A. From what I've been told, the problem with HA is that the body eats it. After a few years, the HA is gone. This sometimes leaves gaps between the bone and implant, which is very bad.

A. I agree that body eats HA applied on implants. However, the main aim to put HA on implants is to facilitate fast growth of bone cells for fast healing.
As mentioned in previous post Diamond like Carbon (DLC) or in layman term called as graphite coating is best coating for implants considering its benevolent properties.This coating protects the implants from wearing,prevents sticking of blood cells and is inert to body fluids. However more research is still being carried out to understand DLC. In some cases Titanium Nitride can also serve as a candidate for bio implants.

A. I can only speak for dental implants, but HA coating fell out of use for two reasons: the HA would tend to fuse better to the bone than to the implant itself, and with high occlusal loads (excessive biting forces in some individuals/sites in the mouth), the HA would break off of the implant.

Secondly, HA coating is very susceptible to penetration by dental plaque, consisting of oral bacteria and their endotoxins. If the roughened HA surface of a dental implant becomes exposed due to some initial or peri-implantitis bone loss, the tendency was for further bone loss to occur because the implant surface could not be adequately cleaned or decontaminated, leading to more inflammation and eventually greater bone loss.

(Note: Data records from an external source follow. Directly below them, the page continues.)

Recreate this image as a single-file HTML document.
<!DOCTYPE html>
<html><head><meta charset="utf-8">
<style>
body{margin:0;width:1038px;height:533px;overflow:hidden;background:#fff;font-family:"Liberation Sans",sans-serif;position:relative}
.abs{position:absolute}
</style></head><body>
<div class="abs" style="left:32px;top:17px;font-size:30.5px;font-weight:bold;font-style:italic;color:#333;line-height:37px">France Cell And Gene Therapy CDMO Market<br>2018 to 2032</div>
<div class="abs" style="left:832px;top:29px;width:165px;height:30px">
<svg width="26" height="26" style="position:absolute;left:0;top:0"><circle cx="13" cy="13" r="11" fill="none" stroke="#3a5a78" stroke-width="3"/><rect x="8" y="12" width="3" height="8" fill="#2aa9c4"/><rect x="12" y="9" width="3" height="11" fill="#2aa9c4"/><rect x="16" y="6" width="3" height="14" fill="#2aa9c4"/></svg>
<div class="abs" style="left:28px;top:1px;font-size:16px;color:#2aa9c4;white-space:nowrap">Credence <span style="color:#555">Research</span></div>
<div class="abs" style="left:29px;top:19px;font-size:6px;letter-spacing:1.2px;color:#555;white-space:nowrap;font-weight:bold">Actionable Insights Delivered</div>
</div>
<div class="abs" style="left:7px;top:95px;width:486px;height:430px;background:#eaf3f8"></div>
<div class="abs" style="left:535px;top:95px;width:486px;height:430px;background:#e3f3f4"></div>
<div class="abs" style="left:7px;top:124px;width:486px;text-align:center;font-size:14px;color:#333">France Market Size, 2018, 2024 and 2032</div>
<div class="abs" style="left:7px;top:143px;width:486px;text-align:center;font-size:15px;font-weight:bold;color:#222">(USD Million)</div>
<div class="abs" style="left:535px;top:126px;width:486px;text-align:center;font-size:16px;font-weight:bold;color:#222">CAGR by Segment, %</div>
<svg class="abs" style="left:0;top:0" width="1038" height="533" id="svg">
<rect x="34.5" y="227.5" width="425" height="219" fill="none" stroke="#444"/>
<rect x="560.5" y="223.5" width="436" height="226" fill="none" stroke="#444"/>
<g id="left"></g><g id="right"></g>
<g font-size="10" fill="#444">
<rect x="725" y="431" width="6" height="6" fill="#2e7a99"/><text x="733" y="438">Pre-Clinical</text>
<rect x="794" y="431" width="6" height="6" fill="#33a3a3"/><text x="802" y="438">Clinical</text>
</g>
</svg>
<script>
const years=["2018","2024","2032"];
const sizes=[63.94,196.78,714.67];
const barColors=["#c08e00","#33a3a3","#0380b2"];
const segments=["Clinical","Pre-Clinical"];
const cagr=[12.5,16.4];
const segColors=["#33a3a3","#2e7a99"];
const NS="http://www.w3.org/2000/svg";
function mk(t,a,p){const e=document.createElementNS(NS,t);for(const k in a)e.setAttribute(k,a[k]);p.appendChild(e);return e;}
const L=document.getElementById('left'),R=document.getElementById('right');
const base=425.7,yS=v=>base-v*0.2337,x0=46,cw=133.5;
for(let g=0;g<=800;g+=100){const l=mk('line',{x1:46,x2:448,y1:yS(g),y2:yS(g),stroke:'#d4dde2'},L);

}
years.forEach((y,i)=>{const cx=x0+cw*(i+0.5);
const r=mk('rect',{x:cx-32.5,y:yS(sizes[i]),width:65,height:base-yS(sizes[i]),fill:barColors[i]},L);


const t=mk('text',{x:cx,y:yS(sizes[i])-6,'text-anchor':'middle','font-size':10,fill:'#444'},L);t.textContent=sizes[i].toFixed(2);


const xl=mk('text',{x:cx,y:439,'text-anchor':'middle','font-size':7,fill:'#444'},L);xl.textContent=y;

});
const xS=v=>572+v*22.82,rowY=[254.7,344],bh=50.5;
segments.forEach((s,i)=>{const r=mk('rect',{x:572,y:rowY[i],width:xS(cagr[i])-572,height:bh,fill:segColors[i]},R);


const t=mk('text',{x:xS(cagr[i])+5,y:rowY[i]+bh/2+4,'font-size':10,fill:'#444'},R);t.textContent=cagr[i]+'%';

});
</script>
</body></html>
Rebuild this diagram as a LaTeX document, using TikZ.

While TPS did not suffer from the first problem, it is considered a very rough surface for dental implants and seeing how so many mildly and moderately roughened surfaces are currently on the market and do so well in both clinical trials as well as everyday clinical dentistry, the HA and TPS surfaces fell by the wayside.

HA is making a comeback, however, in the form of HA particles either peppered along the surface of some implants (such as Biomet 3i's Nanotite surface) and perhaps in the future may be placed at the apical half or third (the portion placed most deeply into the bone) that will hardly become exposed to the oral environment before the entire implant would have to be removed anyway.